• _Short problem_:
Faithfully return all lines, omitting every embedded picture.

=======

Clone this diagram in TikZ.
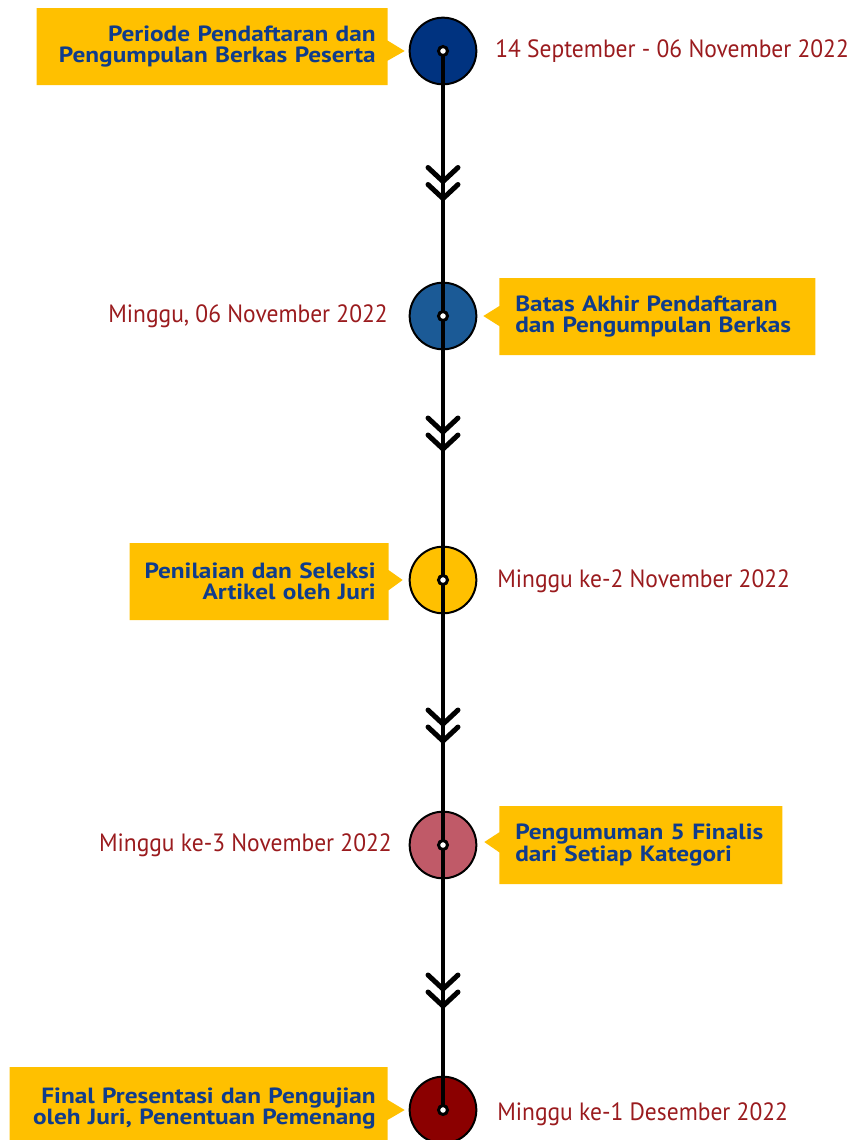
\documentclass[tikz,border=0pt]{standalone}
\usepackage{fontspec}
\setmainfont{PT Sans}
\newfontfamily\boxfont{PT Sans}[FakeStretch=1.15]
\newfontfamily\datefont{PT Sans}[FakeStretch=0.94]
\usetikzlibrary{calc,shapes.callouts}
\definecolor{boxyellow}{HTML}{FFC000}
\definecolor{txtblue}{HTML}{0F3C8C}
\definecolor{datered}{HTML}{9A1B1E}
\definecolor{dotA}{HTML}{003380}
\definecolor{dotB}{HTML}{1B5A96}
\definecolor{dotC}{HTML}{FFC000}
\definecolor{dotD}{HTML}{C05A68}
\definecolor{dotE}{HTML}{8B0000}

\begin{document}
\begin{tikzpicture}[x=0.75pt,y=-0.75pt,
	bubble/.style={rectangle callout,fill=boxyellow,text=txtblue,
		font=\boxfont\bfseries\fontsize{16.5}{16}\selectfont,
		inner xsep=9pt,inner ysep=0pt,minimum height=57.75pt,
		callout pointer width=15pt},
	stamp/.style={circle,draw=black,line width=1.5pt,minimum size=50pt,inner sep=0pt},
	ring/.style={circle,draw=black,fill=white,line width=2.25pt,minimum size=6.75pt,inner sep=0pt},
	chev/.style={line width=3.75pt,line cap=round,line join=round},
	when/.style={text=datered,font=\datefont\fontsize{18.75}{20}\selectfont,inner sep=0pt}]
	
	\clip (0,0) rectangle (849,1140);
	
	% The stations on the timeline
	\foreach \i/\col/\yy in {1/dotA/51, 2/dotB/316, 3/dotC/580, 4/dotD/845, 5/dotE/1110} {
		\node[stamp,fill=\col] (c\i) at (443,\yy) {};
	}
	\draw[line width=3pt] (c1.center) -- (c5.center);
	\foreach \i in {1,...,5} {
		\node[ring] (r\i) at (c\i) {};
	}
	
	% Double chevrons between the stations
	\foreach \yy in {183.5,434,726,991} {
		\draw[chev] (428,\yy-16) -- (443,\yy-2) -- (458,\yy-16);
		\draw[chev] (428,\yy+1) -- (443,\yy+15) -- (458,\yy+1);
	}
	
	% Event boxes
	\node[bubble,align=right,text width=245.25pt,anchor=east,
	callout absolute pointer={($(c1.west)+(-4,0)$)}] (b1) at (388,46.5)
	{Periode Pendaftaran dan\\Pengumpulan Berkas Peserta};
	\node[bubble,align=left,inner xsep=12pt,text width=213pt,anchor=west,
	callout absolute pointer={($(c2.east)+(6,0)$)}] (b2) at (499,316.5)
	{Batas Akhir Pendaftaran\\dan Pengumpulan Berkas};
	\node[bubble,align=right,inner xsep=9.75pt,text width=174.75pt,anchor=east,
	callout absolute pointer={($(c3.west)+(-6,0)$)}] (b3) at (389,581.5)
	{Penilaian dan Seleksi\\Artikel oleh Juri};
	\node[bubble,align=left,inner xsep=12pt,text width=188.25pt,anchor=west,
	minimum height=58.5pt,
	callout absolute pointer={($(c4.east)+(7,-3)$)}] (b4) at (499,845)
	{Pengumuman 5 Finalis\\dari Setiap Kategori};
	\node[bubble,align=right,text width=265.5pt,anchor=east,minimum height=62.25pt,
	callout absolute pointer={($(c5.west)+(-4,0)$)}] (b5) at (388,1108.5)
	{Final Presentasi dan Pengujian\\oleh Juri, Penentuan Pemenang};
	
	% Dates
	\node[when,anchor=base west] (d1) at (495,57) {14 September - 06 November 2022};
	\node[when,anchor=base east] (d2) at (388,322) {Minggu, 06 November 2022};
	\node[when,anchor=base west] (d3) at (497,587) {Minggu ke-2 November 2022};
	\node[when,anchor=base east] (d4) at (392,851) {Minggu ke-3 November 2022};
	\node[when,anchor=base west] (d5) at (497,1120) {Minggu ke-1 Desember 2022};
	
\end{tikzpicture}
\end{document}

=======

• _Finished answer_:
Clone this diagram in TikZ.
\documentclass[tikz,border=0pt]{standalone}
\usepackage{fontspec}
\setmainfont{PT Sans}
\newfontfamily\boxfont{PT Sans}[FakeStretch=1.15]
\newfontfamily\datefont{PT Sans}[FakeStretch=0.94]
\usetikzlibrary{calc,shapes.callouts}
\definecolor{boxyellow}{HTML}{FFC000}
\definecolor{txtblue}{HTML}{0F3C8C}
\definecolor{datered}{HTML}{9A1B1E}
\definecolor{dotA}{HTML}{003380}
\definecolor{dotB}{HTML}{1B5A96}
\definecolor{dotC}{HTML}{FFC000}
\definecolor{dotD}{HTML}{C05A68}
\definecolor{dotE}{HTML}{8B0000}

\begin{document}
\begin{tikzpicture}[x=0.75pt,y=-0.75pt,
	bubble/.style={rectangle callout,fill=boxyellow,text=txtblue,
		font=\boxfont\bfseries\fontsize{16.5}{16}\selectfont,
		inner xsep=9pt,inner ysep=0pt,minimum height=57.75pt,
		callout pointer width=15pt},
	stamp/.style={circle,draw=black,line width=1.5pt,minimum size=50pt,inner sep=0pt},
	ring/.style={circle,draw=black,fill=white,line width=2.25pt,minimum size=6.75pt,inner sep=0pt},
	chev/.style={line width=3.75pt,line cap=round,line join=round},
	when/.style={text=datered,font=\datefont\fontsize{18.75}{20}\selectfont,inner sep=0pt}]
	
	\clip (0,0) rectangle (849,1140);
	
	% The stations on the timeline
	\foreach \i/\col/\yy in {1/dotA/51, 2/dotB/316, 3/dotC/580, 4/dotD/845, 5/dotE/1110} {
		\node[stamp,fill=\col] (c\i) at (443,\yy) {};
	}
	\draw[line width=3pt] (c1.center) -- (c5.center);
	\foreach \i in {1,...,5} {
		\node[ring] (r\i) at (c\i) {};
	}
	
	% Double chevrons between the stations
	\foreach \yy in {183.5,434,726,991} {
		\draw[chev] (428,\yy-16) -- (443,\yy-2) -- (458,\yy-16);
		\draw[chev] (428,\yy+1) -- (443,\yy+15) -- (458,\yy+1);
	}
	
	% Event boxes
	\node[bubble,align=right,text width=245.25pt,anchor=east,
	callout absolute pointer={($(c1.west)+(-4,0)$)}] (b1) at (388,46.5)
	{Periode Pendaftaran dan\\Pengumpulan Berkas Peserta};
	\node[bubble,align=left,inner xsep=12pt,text width=213pt,anchor=west,
	callout absolute pointer={($(c2.east)+(6,0)$)}] (b2) at (499,316.5)
	{Batas Akhir Pendaftaran\\dan Pengumpulan Berkas};
	\node[bubble,align=right,inner xsep=9.75pt,text width=174.75pt,anchor=east,
	callout absolute pointer={($(c3.west)+(-6,0)$)}] (b3) at (389,581.5)
	{Penilaian dan Seleksi\\Artikel oleh Juri};
	\node[bubble,align=left,inner xsep=12pt,text width=188.25pt,anchor=west,
	minimum height=58.5pt,
	callout absolute pointer={($(c4.east)+(7,-3)$)}] (b4) at (499,845)
	{Pengumuman 5 Finalis\\dari Setiap Kategori};
	\node[bubble,align=right,text width=265.5pt,anchor=east,minimum height=62.25pt,
	callout absolute pointer={($(c5.west)+(-4,0)$)}] (b5) at (388,1108.5)
	{Final Presentasi dan Pengujian\\oleh Juri, Penentuan Pemenang};
	
	% Dates
	\node[when,anchor=base west] (d1) at (495,57) {14 September - 06 November 2022};
	\node[when,anchor=base east] (d2) at (388,322) {Minggu, 06 November 2022};
	\node[when,anchor=base west] (d3) at (497,587) {Minggu ke-2 November 2022};
	\node[when,anchor=base east] (d4) at (392,851) {Minggu ke-3 November 2022};
	\node[when,anchor=base west] (d5) at (497,1120) {Minggu ke-1 Desember 2022};
	
\end{tikzpicture}
\end{document}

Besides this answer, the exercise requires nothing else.